■ YOUR GOAL ■
Copy every line that mentions the word "this".

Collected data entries
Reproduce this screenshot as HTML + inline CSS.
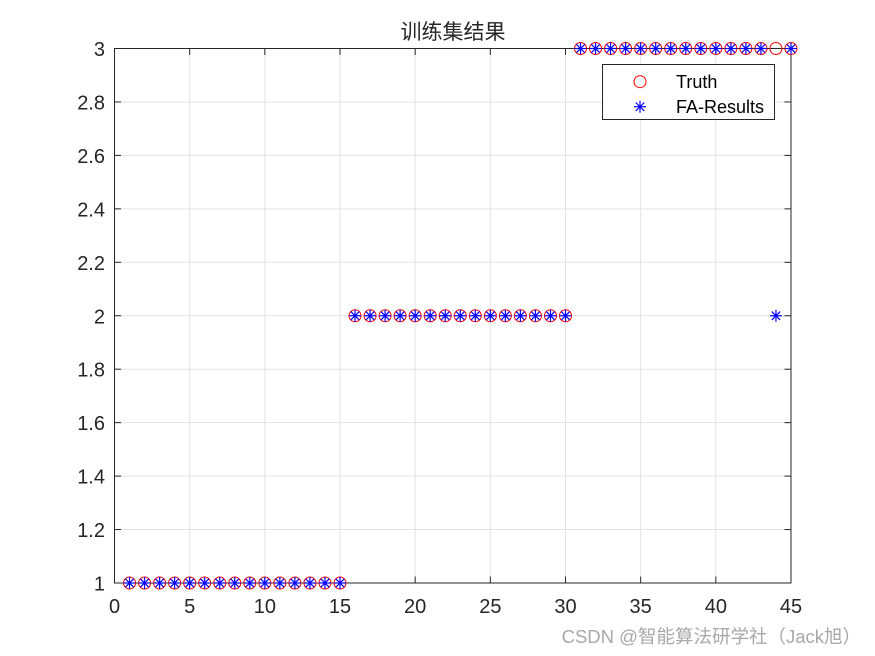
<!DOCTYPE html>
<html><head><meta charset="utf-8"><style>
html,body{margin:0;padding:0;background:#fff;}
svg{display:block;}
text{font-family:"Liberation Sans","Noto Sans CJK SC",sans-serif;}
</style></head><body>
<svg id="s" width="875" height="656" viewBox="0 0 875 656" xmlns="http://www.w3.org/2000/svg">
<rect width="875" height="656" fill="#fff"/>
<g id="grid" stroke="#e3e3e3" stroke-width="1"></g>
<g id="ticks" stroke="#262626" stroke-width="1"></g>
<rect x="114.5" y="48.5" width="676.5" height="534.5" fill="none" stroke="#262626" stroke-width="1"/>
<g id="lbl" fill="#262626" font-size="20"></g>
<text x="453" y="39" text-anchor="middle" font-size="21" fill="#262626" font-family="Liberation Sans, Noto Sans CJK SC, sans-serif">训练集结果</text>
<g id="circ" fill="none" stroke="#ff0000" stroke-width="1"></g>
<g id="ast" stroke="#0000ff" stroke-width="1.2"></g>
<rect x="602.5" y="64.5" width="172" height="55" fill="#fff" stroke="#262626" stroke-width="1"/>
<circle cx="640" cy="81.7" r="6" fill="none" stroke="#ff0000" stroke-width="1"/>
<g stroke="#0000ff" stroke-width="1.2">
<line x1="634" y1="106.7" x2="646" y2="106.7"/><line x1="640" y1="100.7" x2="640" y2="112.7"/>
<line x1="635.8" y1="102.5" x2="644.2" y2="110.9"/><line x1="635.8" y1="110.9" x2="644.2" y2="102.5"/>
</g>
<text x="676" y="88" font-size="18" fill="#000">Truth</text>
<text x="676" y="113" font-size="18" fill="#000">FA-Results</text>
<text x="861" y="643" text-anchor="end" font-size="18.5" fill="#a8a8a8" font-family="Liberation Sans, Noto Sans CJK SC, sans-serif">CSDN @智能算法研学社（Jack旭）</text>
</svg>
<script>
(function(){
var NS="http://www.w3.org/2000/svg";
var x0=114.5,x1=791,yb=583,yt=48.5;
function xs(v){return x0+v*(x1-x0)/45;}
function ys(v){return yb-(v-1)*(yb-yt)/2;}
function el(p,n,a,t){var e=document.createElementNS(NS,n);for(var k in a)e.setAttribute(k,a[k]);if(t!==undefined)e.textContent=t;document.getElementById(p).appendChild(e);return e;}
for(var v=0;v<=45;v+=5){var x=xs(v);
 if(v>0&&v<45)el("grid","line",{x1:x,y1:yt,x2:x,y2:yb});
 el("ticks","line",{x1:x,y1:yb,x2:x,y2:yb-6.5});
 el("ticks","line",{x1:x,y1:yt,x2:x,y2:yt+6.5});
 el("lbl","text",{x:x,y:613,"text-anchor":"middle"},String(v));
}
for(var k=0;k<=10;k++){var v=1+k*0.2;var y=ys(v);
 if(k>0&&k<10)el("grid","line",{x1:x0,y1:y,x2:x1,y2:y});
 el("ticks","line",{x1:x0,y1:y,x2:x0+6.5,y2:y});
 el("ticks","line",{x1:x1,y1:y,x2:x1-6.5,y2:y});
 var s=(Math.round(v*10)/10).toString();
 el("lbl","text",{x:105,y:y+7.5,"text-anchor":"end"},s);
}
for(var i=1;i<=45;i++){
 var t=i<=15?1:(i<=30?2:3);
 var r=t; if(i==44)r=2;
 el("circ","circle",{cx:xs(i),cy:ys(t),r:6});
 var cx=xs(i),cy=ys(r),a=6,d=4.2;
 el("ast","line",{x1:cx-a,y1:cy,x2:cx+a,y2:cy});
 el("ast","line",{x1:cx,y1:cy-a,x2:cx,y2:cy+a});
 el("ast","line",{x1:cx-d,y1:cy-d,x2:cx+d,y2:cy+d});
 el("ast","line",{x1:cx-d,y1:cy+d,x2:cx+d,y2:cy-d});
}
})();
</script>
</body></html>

* * *

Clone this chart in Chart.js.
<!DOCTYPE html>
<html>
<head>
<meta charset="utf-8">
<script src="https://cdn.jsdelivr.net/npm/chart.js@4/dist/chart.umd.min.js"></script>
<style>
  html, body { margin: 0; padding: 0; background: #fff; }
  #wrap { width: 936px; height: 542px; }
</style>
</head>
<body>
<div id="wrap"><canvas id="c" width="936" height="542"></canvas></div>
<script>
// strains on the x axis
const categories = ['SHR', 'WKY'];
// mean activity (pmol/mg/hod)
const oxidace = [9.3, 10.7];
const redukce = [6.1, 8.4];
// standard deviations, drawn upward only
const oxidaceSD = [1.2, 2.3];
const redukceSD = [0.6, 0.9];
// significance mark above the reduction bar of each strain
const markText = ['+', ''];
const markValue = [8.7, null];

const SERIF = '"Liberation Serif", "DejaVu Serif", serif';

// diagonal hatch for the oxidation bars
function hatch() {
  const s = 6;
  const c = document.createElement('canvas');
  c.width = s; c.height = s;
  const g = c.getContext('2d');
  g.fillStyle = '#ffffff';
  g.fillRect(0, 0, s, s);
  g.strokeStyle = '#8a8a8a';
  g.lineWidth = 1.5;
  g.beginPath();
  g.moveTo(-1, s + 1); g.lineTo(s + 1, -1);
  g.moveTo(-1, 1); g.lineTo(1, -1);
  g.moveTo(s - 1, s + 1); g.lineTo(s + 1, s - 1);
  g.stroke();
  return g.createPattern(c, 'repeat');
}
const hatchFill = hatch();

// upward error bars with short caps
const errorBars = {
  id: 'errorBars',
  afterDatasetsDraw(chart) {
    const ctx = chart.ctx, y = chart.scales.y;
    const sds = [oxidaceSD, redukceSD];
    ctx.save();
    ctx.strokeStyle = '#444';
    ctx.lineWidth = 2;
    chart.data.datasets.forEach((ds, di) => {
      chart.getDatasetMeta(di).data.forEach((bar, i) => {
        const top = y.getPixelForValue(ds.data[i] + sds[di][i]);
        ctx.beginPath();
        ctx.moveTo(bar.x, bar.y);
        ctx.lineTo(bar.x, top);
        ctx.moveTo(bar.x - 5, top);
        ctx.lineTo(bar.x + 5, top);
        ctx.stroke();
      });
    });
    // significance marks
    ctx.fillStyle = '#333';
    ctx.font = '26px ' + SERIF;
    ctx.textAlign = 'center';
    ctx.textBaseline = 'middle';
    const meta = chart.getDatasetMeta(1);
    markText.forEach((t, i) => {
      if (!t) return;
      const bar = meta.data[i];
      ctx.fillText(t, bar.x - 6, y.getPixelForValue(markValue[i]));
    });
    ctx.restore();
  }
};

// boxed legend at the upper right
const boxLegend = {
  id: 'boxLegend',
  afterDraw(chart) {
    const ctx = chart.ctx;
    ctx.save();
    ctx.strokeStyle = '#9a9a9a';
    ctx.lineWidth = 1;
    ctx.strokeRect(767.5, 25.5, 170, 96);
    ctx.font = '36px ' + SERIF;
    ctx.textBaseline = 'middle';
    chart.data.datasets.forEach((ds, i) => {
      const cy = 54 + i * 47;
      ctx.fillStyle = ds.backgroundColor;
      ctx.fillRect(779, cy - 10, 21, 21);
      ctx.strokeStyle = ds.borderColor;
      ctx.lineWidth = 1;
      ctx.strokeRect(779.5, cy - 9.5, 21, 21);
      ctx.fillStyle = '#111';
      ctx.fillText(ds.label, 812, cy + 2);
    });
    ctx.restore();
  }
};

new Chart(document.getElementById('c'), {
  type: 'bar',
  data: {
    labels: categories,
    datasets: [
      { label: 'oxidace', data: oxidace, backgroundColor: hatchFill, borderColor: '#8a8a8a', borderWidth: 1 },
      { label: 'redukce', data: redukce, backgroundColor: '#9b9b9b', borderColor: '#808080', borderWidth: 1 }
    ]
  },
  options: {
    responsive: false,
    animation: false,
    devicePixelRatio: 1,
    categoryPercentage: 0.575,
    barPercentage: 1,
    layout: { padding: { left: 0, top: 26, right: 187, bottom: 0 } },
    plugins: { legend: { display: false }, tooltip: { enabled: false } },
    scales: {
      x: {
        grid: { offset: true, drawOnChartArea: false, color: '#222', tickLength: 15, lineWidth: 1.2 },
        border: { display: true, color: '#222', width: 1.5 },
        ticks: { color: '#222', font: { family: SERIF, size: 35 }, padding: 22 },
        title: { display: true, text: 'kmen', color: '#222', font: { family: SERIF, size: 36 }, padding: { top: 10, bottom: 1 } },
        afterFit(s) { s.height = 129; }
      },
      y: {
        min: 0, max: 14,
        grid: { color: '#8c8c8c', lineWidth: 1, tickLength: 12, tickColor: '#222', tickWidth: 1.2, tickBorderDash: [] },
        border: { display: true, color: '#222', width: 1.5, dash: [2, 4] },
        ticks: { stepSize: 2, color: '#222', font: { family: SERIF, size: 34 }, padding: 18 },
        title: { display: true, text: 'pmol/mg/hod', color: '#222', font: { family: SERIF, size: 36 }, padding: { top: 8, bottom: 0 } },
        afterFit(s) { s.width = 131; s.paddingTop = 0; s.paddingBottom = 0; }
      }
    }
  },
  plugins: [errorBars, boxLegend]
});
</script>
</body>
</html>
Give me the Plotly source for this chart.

■ EXPECTED ANSWER ■
Reproduce this screenshot as HTML + inline CSS.
Clone this chart in Chart.js.
Give me the Plotly source for this chart.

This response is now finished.